Failure at the Entering Cluster Node into Maintenance Mode step is caused because of a MTU mismatch in the vSwitch and port-groups. If the cluster has a node that was added at a later point using the node expansion method, the newly added node may have the MTU set to 9000 while other nodes are set to MTU 1500.


Note


Below remediation is applicable only if your cluster has one or more nodes that were added as part of a cluster expansion, and they have the MTU set to 9000 while your original cluster nodes are set at a MTU of 1500. If this is not the scenario, please contact TAC for further assistance.


Action

  • Log into vCenter.

  • Check and confirm the MTU value set on all nodes.

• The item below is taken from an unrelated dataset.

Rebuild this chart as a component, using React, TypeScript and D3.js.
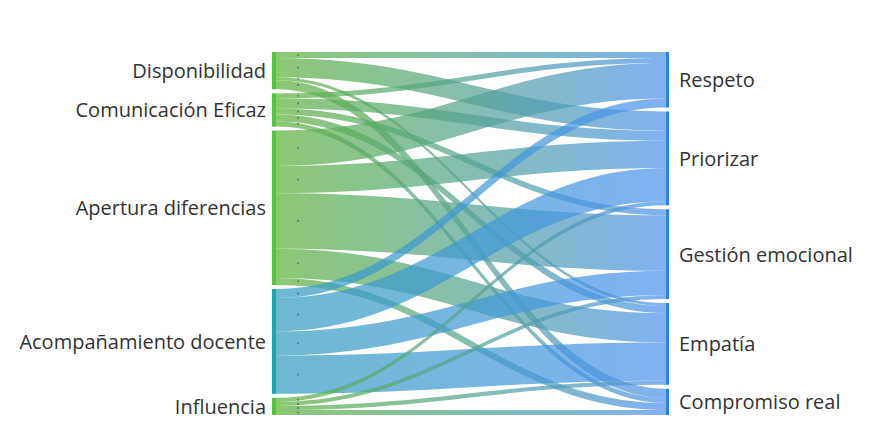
import React from "react";
import * as d3 from "d3";

const sourceNames = [
  "Disponibilidad",
  "Comunicación Eficaz",
  "Apertura diferencias",
  "Acompañamiento docente",
  "Influencia",
];
const targetNames = ["Respeto", "Priorizar", "Gestión emocional", "Empatía", "Compromiso real"];

const linkSource = [0, 0, 0, 0, 1, 1, 1, 1, 1, 2, 2, 2, 2, 2, 3, 3, 3, 3, 4, 4, 4, 4];
const linkTarget = [0, 1, 3, 4, 0, 1, 2, 3, 4, 0, 1, 2, 3, 4, 0, 1, 2, 3, 1, 2, 3, 4];
const linkValue = [6, 19, 3, 9, 5, 10, 6, 7, 5, 35, 27, 55, 29, 7, 9, 33, 24, 38, 4, 4, 4, 5];

const W = 887;
const H = 430;
const TOP = 52;
const BOTTOM = 415;
const PAD = 4;
const LX0 = 272;
const LX1 = 276;
const RX0 = 666;
const RX1 = 669;
const CURV = 0.42;

const nodeGreen = "#4ec93a";
const nodeTeal = "#18a7b5";
const nodeBlue = "#2f7fe6";
const linkGreen = "#5fb33d";
const linkTeal = "#369ec0";
const linkBlue = "#4d94ec";

export default function App() {
  const total = d3.sum(linkValue);
  const scale = d3
    .scaleLinear()
    .domain([0, total])
    .range([0, BOTTOM - TOP - PAD * (sourceNames.length - 1)]);

  const links = linkValue.map((v, i) => ({ i, s: linkSource[i], t: linkTarget[i], v }));

  const layoutNodes = (names: string[], key: "s" | "t") => {
    let y = TOP;
    return names.map((name, idx) => {
      const val = d3.sum(links.filter((l) => l[key] === idx), (l) => l.v);
      const h = scale(val);
      const node = { name, y0: y, y1: y + h };
      y += h + PAD;
      return node;
    });
  };
  const left = layoutNodes(sourceNames, "s");
  const right = layoutNodes(targetNames, "t");

  const sy: Record<number, number> = {};
  const ty: Record<number, number> = {};
  left.forEach((n, idx) => {
    let y = n.y0;
    links
      .filter((l) => l.s === idx)
      .sort((a, b) => a.t - b.t)
      .forEach((l) => {
        sy[l.i] = y;
        y += scale(l.v);
      });
  });
  right.forEach((n, idx) => {
    let y = n.y0;
    links
      .filter((l) => l.t === idx)
      .sort((a, b) => a.s - b.s)
      .forEach((l) => {
        ty[l.i] = y;
        y += scale(l.v);
      });
  });

  const dx = RX0 - LX1;
  const c0 = LX1 + dx * CURV;
  const c1 = RX0 - dx * CURV;
  const linkPath = (l: { i: number; v: number }) => {
    const w = scale(l.v);
    const a = sy[l.i];
    const b = ty[l.i];
    const p = d3.path();
    p.moveTo(LX1, a);
    p.bezierCurveTo(c0, a, c1, b, RX0, b);
    p.lineTo(RX0, b + w);
    p.bezierCurveTo(c1, b + w, c0, a + w, LX1, a + w);
    p.closePath();
    return p.toString();
  };

  const srcNodeColor = (s: number) => (s === 3 ? nodeTeal : nodeGreen);

  const font = "'Open Sans', 'Noto Sans', sans-serif";

  return (
    <svg
      width={W}
      height={H}
      style={{ position: "absolute", left: 0, top: 0, background: "#fff" }}
    >
      <defs>
        {[linkGreen, linkTeal].map((c, k) => (
          <linearGradient
            key={k}
            id={`g${k}`}
            gradientUnits="userSpaceOnUse"
            x1={LX1}
            x2={RX0}
            y1={0}
            y2={0}
          >
            <stop offset="0%" stopColor={c} />
            <stop offset="100%" stopColor={linkBlue} />
          </linearGradient>
        ))}
      </defs>
      <g>
        {links.map((l) => (
          <path
            key={l.i}
            d={linkPath(l)}
            fill={`url(#g${l.s === 3 ? 1 : 0})`}
            fillOpacity={0.72}
          />
        ))}
      </g>
      <g>
        {links.map((l) => (
          <circle
            key={l.i}
            cx={LX1 + 22}
            cy={sy[l.i] + scale(l.v) / 2}
            r={1.1}
            fill="#4a5a4a"
            opacity={0.6}
          />
        ))}
      </g>
      <g>
        {left.map((n, idx) => (
          <rect
            key={n.name}
            x={LX0}
            y={n.y0}
            width={LX1 - LX0}
            height={n.y1 - n.y0}
            fill={srcNodeColor(idx)}
          />
        ))}
        {right.map((n) => (
          <rect
            key={n.name}
            x={RX0}
            y={n.y0}
            width={RX1 - RX0}
            height={n.y1 - n.y0}
            fill={nodeBlue}
          />
        ))}
      </g>
      <g fontFamily={font} fontSize={20} fill="#333">
        {left.map((n) => (
          <text
            key={n.name}
            x={LX0 - 6}
            y={(n.y0 + n.y1) / 2}
            textAnchor="end"
            dominantBaseline="central"
          >
            {n.name}
          </text>
        ))}
        {right.map((n) => (
          <text
            key={n.name}
            x={RX1 + 10}
            y={(n.y0 + n.y1) / 2}
            textAnchor="start"
            dominantBaseline="central"
          >
            {n.name}
          </text>
        ))}
      </g>
    </svg>
  );
}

  • If the nodes that were part of the originally built cluster are set at a MTU of 1500 and some of the other nodes (nodes added later as part of cluster expansion) have the MTU set to 9000, change the MTU on all such nodes to 1500.

  • Retry the upgrade.

Maintenance Mode Not Automatic for Cluster Containing VMs with vGPUs Configured

Description

For clusters that contain VMs with vGPUs configured, entering maintenance mode does not occur automatically even with DRS fully enabled. During rolling upgrades, it is necessary to manually handle these VMs to ensure that each ESXi host can enter maintenance mode and continue with the upgrade at the appropriate time.

Action

You can use one of these methods to proceed forward:

  1. Manually vMotion the vGPU configured VMs to another ESXi host in the cluster.

  2. Temporarily power off the vGPU configured VMs. They can be powered on again after the ESXi host reboots and rejoins the cluster


Note


This is a limitation of DRS host evacuation and is documented, see "DRS fails to migrate vGPU enabled VM's automatically (66813) topic" on the VMware documentation site.


1 The version must be HXDP 4.5 or later.